====== DATASET EXCERPT
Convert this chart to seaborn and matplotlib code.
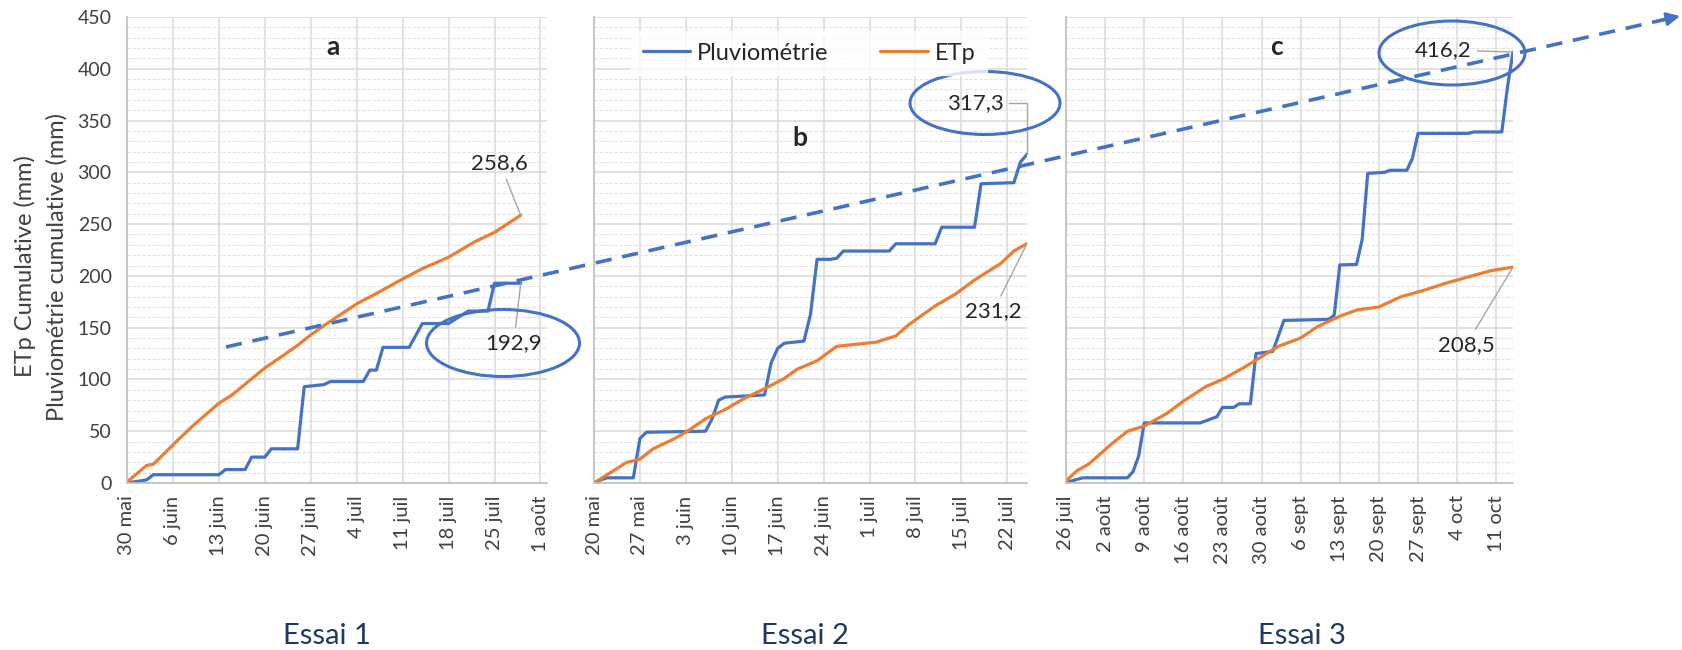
import numpy as np
import pandas as pd
import matplotlib.pyplot as plt
import seaborn as sns
from matplotlib.patches import Ellipse
from matplotlib.lines import Line2D

# Essai 1 (a)
rain_a_dates = ["2019-05-30", "2019-06-02", "2019-06-03", "2019-06-13", "2019-06-14", "2019-06-17",
                "2019-06-18", "2019-06-20", "2019-06-21", "2019-06-25", "2019-06-26", "2019-06-29",
                "2019-06-30", "2019-07-05", "2019-07-06", "2019-07-07", "2019-07-08", "2019-07-12",
                "2019-07-14", "2019-07-18", "2019-07-21", "2019-07-24", "2019-07-25", "2019-07-29"]
rain_a = [0, 3, 8, 8, 13, 13, 25, 25, 33, 33, 93, 95, 98, 98, 109, 109, 131, 131,
          154, 154, 166, 166, 192.9, 192.9]
etp_a_dates = ["2019-05-30", "2019-06-02", "2019-06-03", "2019-06-07", "2019-06-09", "2019-06-13",
               "2019-06-15", "2019-06-20", "2019-06-23", "2019-06-25", "2019-06-27", "2019-06-29",
               "2019-07-04", "2019-07-07", "2019-07-11", "2019-07-14", "2019-07-18", "2019-07-22",
               "2019-07-25", "2019-07-29"]
etp_a = [1, 17, 18, 43, 55, 77, 85, 111, 124, 133, 143, 152, 173, 183, 197, 207, 218, 233, 242, 258.6]

# Essai 2 (b)
rain_b_dates = ["2019-05-20", "2019-05-21", "2019-05-22", "2019-05-26", "2019-05-27", "2019-05-28",
                "2019-06-06", "2019-06-07", "2019-06-08", "2019-06-09", "2019-06-15", "2019-06-16",
                "2019-06-17", "2019-06-18", "2019-06-21", "2019-06-22", "2019-06-23", "2019-06-25",
                "2019-06-26", "2019-06-27", "2019-07-04", "2019-07-05", "2019-07-11", "2019-07-12",
                "2019-07-17", "2019-07-18", "2019-07-23", "2019-07-24", "2019-07-25"]
rain_b = [0, 3, 5, 5, 43, 49, 50, 62, 80, 83, 85, 116, 130, 135, 137, 163, 216, 216,
          217, 224, 224, 231, 231, 247, 247, 289, 290, 310, 317.3]
etp_b_dates = ["2019-05-20", "2019-05-25", "2019-05-27", "2019-05-29", "2019-06-01", "2019-06-03",
               "2019-06-06", "2019-06-09", "2019-06-12", "2019-06-15", "2019-06-18", "2019-06-20",
               "2019-06-23", "2019-06-26", "2019-06-29", "2019-07-02", "2019-07-05", "2019-07-07",
               "2019-07-11", "2019-07-14", "2019-07-17", "2019-07-21", "2019-07-23", "2019-07-25"]
etp_b = [0, 20, 23, 33, 42, 49, 62, 71, 82, 91, 101, 110, 118, 132, 134, 136, 142, 153,
         171, 182, 196, 212, 224, 231.2]

# Essai 3 (c)
rain_c_dates = ["2019-07-26", "2019-07-27", "2019-07-29", "2019-08-06", "2019-08-07", "2019-08-08",
                "2019-08-09", "2019-08-19", "2019-08-20", "2019-08-22", "2019-08-23", "2019-08-25",
                "2019-08-26", "2019-08-28", "2019-08-29", "2019-09-01", "2019-09-03", "2019-09-11",
                "2019-09-12", "2019-09-13", "2019-09-16", "2019-09-17", "2019-09-18", "2019-09-21",
                "2019-09-22", "2019-09-25", "2019-09-26", "2019-09-27", "2019-10-06", "2019-10-07",
                "2019-10-12", "2019-10-13", "2019-10-14"]
rain_c = [0, 2, 5, 5, 11, 26, 58, 58, 60, 64, 73, 73, 76.5, 76.5, 125, 127, 157, 158,
          162, 210.6, 211, 235, 299, 300, 302, 302, 313.5, 337.6, 337.6, 339, 339, 382, 416.2]
etp_c_dates = ["2019-07-26", "2019-07-28", "2019-07-30", "2019-08-03", "2019-08-06", "2019-08-09",
               "2019-08-13", "2019-08-16", "2019-08-20", "2019-08-23", "2019-08-27", "2019-08-30",
               "2019-09-02", "2019-09-06", "2019-09-09", "2019-09-13", "2019-09-16", "2019-09-20",
               "2019-09-24", "2019-09-28", "2019-10-02", "2019-10-06", "2019-10-10", "2019-10-14"]
etp_c = [2, 12, 18, 37, 50, 55, 67, 79, 93, 100, 112, 122, 132, 140, 151, 161, 167, 170,
         180, 186, 193, 199, 205, 208.5]

# ticks
labels_a = ["30 mai", "6 juin", "13 juin", "20 juin", "27 juin", "4 juil", "11 juil", "18 juil", "25 juil", "1 août"]
labels_b = ["20 mai", "27 mai", "3 juin", "10 juin", "17 juin", "24 juin", "1 juil", "8 juil", "15 juil", "22 juil"]
labels_c = ["26 juil", "2 août", "9 août", "16 août", "23 août", "30 août", "6 sept", "13 sept",
            "20 sept", "27 sept", "4 oct", "11 oct"]

BLUE = "#4472C4"
ORANGE = "#ED7D31"
W, H = 1683, 650

sns.set_theme(style="white")
plt.rcParams['font.family'] = ['Lato', 'DejaVu Sans']

fig = plt.figure(figsize=(W / 100, H / 100), dpi=100)


def px_axes(left, right, top, bottom):
    return fig.add_axes([left / W, 1 - bottom / H, (right - left) / W, (bottom - top) / H])


panels = [
    ("a", px_axes(127, 547, 17, 483), rain_a_dates, rain_a, etp_a_dates, etp_a, labels_a,
     ("2019-05-30", "2019-08-02")),
    ("b", px_axes(594, 1027, 17, 483), rain_b_dates, rain_b, etp_b_dates, etp_b, labels_b,
     ("2019-05-20", "2019-07-25")),
    ("c", px_axes(1066, 1513, 17, 483), rain_c_dates, rain_c, etp_c_dates, etp_c, labels_c,
     ("2019-07-26", "2019-10-14")),
]

axes = {}
for name, ax, rd, rv, ed, ev, labs, lims in panels:
    axes[name] = ax
    rain_df = pd.DataFrame({"date": pd.to_datetime(rd), "mm": rv})
    etp_df = pd.DataFrame({"date": pd.to_datetime(ed), "mm": ev})
    sns.lineplot(data=rain_df, x="date", y="mm", ax=ax, color=BLUE, lw=2.3, label="Pluviométrie")
    sns.lineplot(data=etp_df, x="date", y="mm", ax=ax, color=ORANGE, lw=2.3, label="ETp")
    ax.get_legend().remove()

    ticks = pd.date_range(lims[0], periods=len(labs), freq="7D")
    ax.set_xticks(ticks)
    ax.set_xticklabels(labs, rotation=90, fontsize=14.5, color="#404040")
    ax.set_xlim(pd.Timestamp(lims[0]), pd.Timestamp(lims[1]))
    ax.set_ylim(0, 450)
    ax.set_yticks(np.arange(0, 451, 50))
    ax.set_yticks(np.arange(0, 451, 10), minor=True)
    ax.grid(which="major", color="#D9D9D9", lw=1.1)
    ax.grid(which="minor", axis="y", color="#E3E3E3", lw=0.8, linestyle=(0, (3, 1.5)))
    ax.tick_params(axis="x", length=0, pad=9)
    ax.tick_params(axis="y", which="major", length=5, color="#BFBFBF", direction="out", labelsize=14,
                   labelcolor="#404040", pad=6)
    ax.tick_params(which="minor", length=0)
    for s in ["top", "right"]:
        ax.spines[s].set_visible(False)
    for s in ["left", "bottom"]:
        ax.spines[s].set_color("#BFBFBF")
        ax.spines[s].set_linewidth(1.2)
    ax.set_xlabel("")
    ax.set_ylabel("")
    ax.set_facecolor("white")
    if name != "a":
        ax.set_yticklabels([])

# panel letters
for txt, (x, y) in zip(["a", "b", "c"], [(333, 47), (800, 138), (1277, 47)]):
    fig.text(x / W, 1 - y / H, txt, fontsize=19, fontweight="bold", ha="center", va="center")

# y label
fig.text(25 / W, 1 - 266 / H, "ETp Cumulative (mm)", rotation=90, fontsize=17, ha="center", va="center",
         color="#404040")
fig.text(57 / W, 1 - 267 / H, "Pluviométrie cumulative (mm)", rotation=90, fontsize=17, ha="center",
         va="center", color="#404040")

# legend
handles = [Line2D([], [], color=BLUE, lw=2.3), Line2D([], [], color=ORANGE, lw=2.3)]
leg = fig.legend(handles, ["Pluviométrie", "ETp"], loc="center", bbox_to_anchor=(809 / W, 1 - 53 / H),
                 ncol=2, frameon=True, fontsize=17, handlelength=2.0, columnspacing=2.2,
                 handletextpad=0.3, borderpad=0.5)
leg.get_frame().set_facecolor("white")
leg.get_frame().set_edgecolor("white")
for t in leg.get_texts():
    t.set_color("#262626")

# end-value labels
ann = [
    (axes["a"], etp_a_dates, etp_a, "258,6", (-21, 52), "arc3"),
    (axes["a"], rain_a_dates, rain_a, "192,9", (-7, -60), "arc3"),
    (axes["b"], rain_b_dates, rain_b, "317,3", (-52, 51), "angle,angleA=0,angleB=90,rad=0"),
    (axes["b"], etp_b_dates, etp_b, "231,2", (-34, -68), "arc3"),
    (axes["c"], rain_c_dates, rain_c, "416,2", (-70, 2), "arc3"),
    (axes["c"], etp_c_dates, etp_c, "208,5", (-47, -78), "arc3"),
]
for ax, d, v, txt, off, cs in ann:
    ax.annotate(txt, xy=(pd.Timestamp(d[-1]), v[-1]), xytext=off, textcoords="offset pixels",
                fontsize=16, ha="center", va="center", color="#262626", annotation_clip=False,
                arrowprops=dict(arrowstyle="-", color="#A6A6A6", lw=1, connectionstyle=cs,
                                shrinkA=2, shrinkB=0))

# ellipses
for cx, cy, w, h in [(503, 343, 153, 67), (985, 103, 150, 63), (1452, 53, 146, 64)]:
    fig.add_artist(Ellipse((cx / W, 1 - cy / H), w / W, h / H, transform=fig.transFigure,
                           fill=False, edgecolor=BLUE, lw=2.2))

# dashed trend arrow
x0, y0, x1, y1 = 226, 347, 1680, 16
fig.add_artist(Line2D([x0 / W, (x1 - 14) / W], [1 - y0 / H, 1 - (y1 + 3.2) / H], transform=fig.transFigure,
                      color=BLUE, lw=2.6, linestyle=(0, (4.5, 3))))
axes["a"].annotate("", xy=(x1, H - y1), xytext=(x1 - 20, H - y1 - 4.5), xycoords="figure pixels",
                   textcoords="figure pixels", annotation_clip=False,
                   arrowprops=dict(arrowstyle="-|>", color=BLUE, lw=2, mutation_scale=20, shrinkA=0, shrinkB=0))

# essai labels
for txt, x in zip(["Essai 1", "Essai 2", "Essai 3"], [327, 805, 1302]):
    fig.text(x / W, 1 - 636 / H, txt, fontsize=21, color="#1F3864", ha="center", va="center")

fig.savefig("out.png", dpi=100, facecolor="white")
============
[THE REQUEST]:
Write down every line from the opening of the listing to the line with "from matplotlib.lines import Line2D", both included, and nothing else; the pictures are omitted.

[RESPONSE]:
Convert this chart to seaborn and matplotlib code.
import numpy as np
import pandas as pd
import matplotlib.pyplot as plt
import seaborn as sns
from matplotlib.patches import Ellipse
from matplotlib.lines import Line2D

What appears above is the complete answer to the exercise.